Yes, there is a reason this is in GD. I don’t want an MPSIMS joke fest here.
Assuming for the moment humans still exist and are still recognizably modern humans and still have classes similar to 100-level college courses now, what would the 20th century portion of the “History of the Earth” class look like circa 3000? For example, at least a few people, myself included, think that the World Wars will be elided into a single ‘event’ much the same way the Hundred Years’ War was created out of many little conflicts. I think this will be concomitant with a general ‘evening’ of history, where Pearl Harbor and Gallipoli stand on even footing with the major events of the Chinese and Spanish and Russian Civil Wars: that is, largely forgotten except by historians and nerds.
In fact, I will go farther and say the military history of the 20th century will be largely dominated by one huge global uprising, the Hemoclysm (Greek: blood flood), that began in 1911 with the Chinese Civil War and ended and ended in the 1990s with the collapse of the majority of Soviet states and puppets, ending the largely forgotten proxy wars and the biggest single arbitrary division of humanity to that date. Most of the specific incidents within that period will be ignored by the majority of people and glossed over in any 100-level course, with only a few poking up as dramatic examples of how the Hemoclysm progressed at specific places and times.
What people will make the cut?
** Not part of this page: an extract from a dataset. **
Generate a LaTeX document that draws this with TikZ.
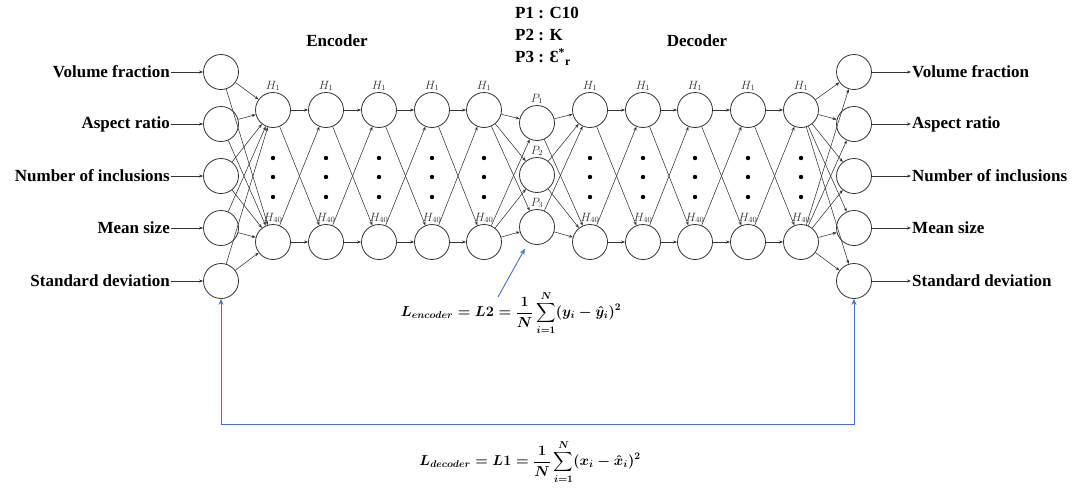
\documentclass[tikz,border=0pt]{standalone}
\usepackage{amsmath, amssymb}
\usepackage{fontspec}
\setmainfont{Liberation Serif}
\usepackage{xcolor}
\usetikzlibrary{
    arrows.meta,
    positioning,
    calc
}
\definecolor{lossblue}{RGB}{68,114,196}
\definecolor{netgray}{RGB}{50,50,50}
\tikzset{
    neuron/.style={
        circle,
        draw=netgray,
        line width=0.8pt,
        minimum size=35pt,
        inner sep=0pt
    },
    featlabel/.style={
        font=\fontsize{17}{19}\selectfont\bfseries,
        inner sep=1pt
    },
    title/.style={
        font=\fontsize{17}{22}\selectfont\bfseries,
        inner sep=1pt
    },
    layerlabel/.style={
        font=\fontsize{11.5}{13}\selectfont,
        text=netgray,
        inner sep=1pt
    },
    arrow/.style={
        -{Stealth[length=4pt,width=3pt]},
        draw=netgray,
        line width=0.55pt
    },
    lossarrow/.style={
        -{Stealth[length=6pt,width=5pt]},
        draw=lossblue,
        line width=0.9pt
    },
    lossformula/.style={
        font=\fontsize{13.6}{15}\selectfont,
        inner sep=1pt
    }
}

\begin{document}
\begin{tikzpicture}[x=1pt, y=-1pt]
\useasboundingbox (0,0) rectangle (1079,493);

% input and output layers
\foreach \txt/\y [count=\i] in {Volume fraction/72, Aspect ratio/124, Number of inclusions/176, Mean size/228, Standard deviation/281}{
    \node[neuron] (in\i) at (221,\y) {};
    \node[neuron] (out\i) at (854,\y) {};
    \node[featlabel, anchor=east] (fin\i) at (171,\y) {\txt};
    \node[featlabel, anchor=west] (fout\i) at (911,\y) {\txt};
    \draw[arrow] (fin\i) -- (in\i);
    \draw[arrow] (out\i) -- (fout\i);
}

% hidden layers
\foreach \x [count=\c] in {273,326,379,432,484,590,643,695,748,801}{
    \node[neuron, label={[layerlabel]above:$H_1$}] (ha\c) at (\x,110) {};
    \node[neuron, label={[layerlabel]above:$H_{40}$}] (hb\c) at (\x,242) {};
    \foreach \y in {158,177,197}
        \fill (\x,\y) circle (2.2pt);
}

% parameter layer
\node[neuron, label={[layerlabel]above:$P_1$}] (p1) at (537,123) {};
\node[neuron, label={[layerlabel]above:$P_2$}] (p2) at (537,175) {};
\node[neuron, label={[layerlabel]above:$P_3$}] (p3) at (537,227) {};

\node[title] (enc) at (337,41) {Encoder};
\node[title] (dec) at (697,41) {Decoder};
\node[title, align=left, anchor=north west] (params) at (514,6) {P1 : C10\\P2 : K\\P3 : Ɛ\textsuperscript{*}\textsubscript{r}};

% connections
\foreach \i in {1,...,5}
    \foreach \t in {ha1,hb1}
        \draw[arrow] (in\i) -- (\t);
\foreach \c/\n in {1/2,2/3,3/4,4/5,6/7,7/8,8/9,9/10}
    \foreach \s in {ha,hb}
        \foreach \t in {ha,hb}
            \draw[arrow] (\s\c) -- (\t\n);
\foreach \s in {ha5,hb5}
    \foreach \j in {1,2,3}
        \draw[arrow] (\s) -- (p\j);
\foreach \j in {1,2,3}
    \foreach \t in {ha6,hb6}
        \draw[arrow] (p\j) -- (\t);
\foreach \s in {ha10,hb10}
    \foreach \i in {1,...,5}
        \draw[arrow] (\s) -- (out\i);

% losses
\node[lossformula] (lenc) at (511,313)
    {$\displaystyle\boldsymbol{L_{encoder} = L2 = \frac{1}{N}\sum_{i=1}^{N}(y_i-\hat{y}_i)^2}$};
\node[lossformula] (ldec) at (530,462)
    {$\displaystyle\boldsymbol{L_{decoder} = L1 = \frac{1}{N}\sum_{i=1}^{N}(x_i-\hat{x}_i)^2}$};
\coordinate (lencTail) at (498,297);
\coordinate (loopy) at (0,424);
\draw[lossarrow, shorten >=7pt] (lencTail) -- (p3);
\draw[lossarrow, {Stealth[length=6pt,width=5pt]}-{Stealth[length=6pt,width=5pt]}] (in5.south) -- (in5.south |- loopy) -| (out5.south);
\end{tikzpicture}
\end{document}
Philo Farnsworth and Henry Ford were both more important than Hitler and Stalin, but all of them will get mentioned. In general, I think more scientists and inventors will get mentions than military/political thugs, because the technological aspects of the 20th century will have a longer reach than the political ones. People will know John Glenn and Neil Armstrong longer than they will know the people who sent them, just like the names Columbus and Drake and Cabot have outlived the names of the vast majority of the politicians from that era.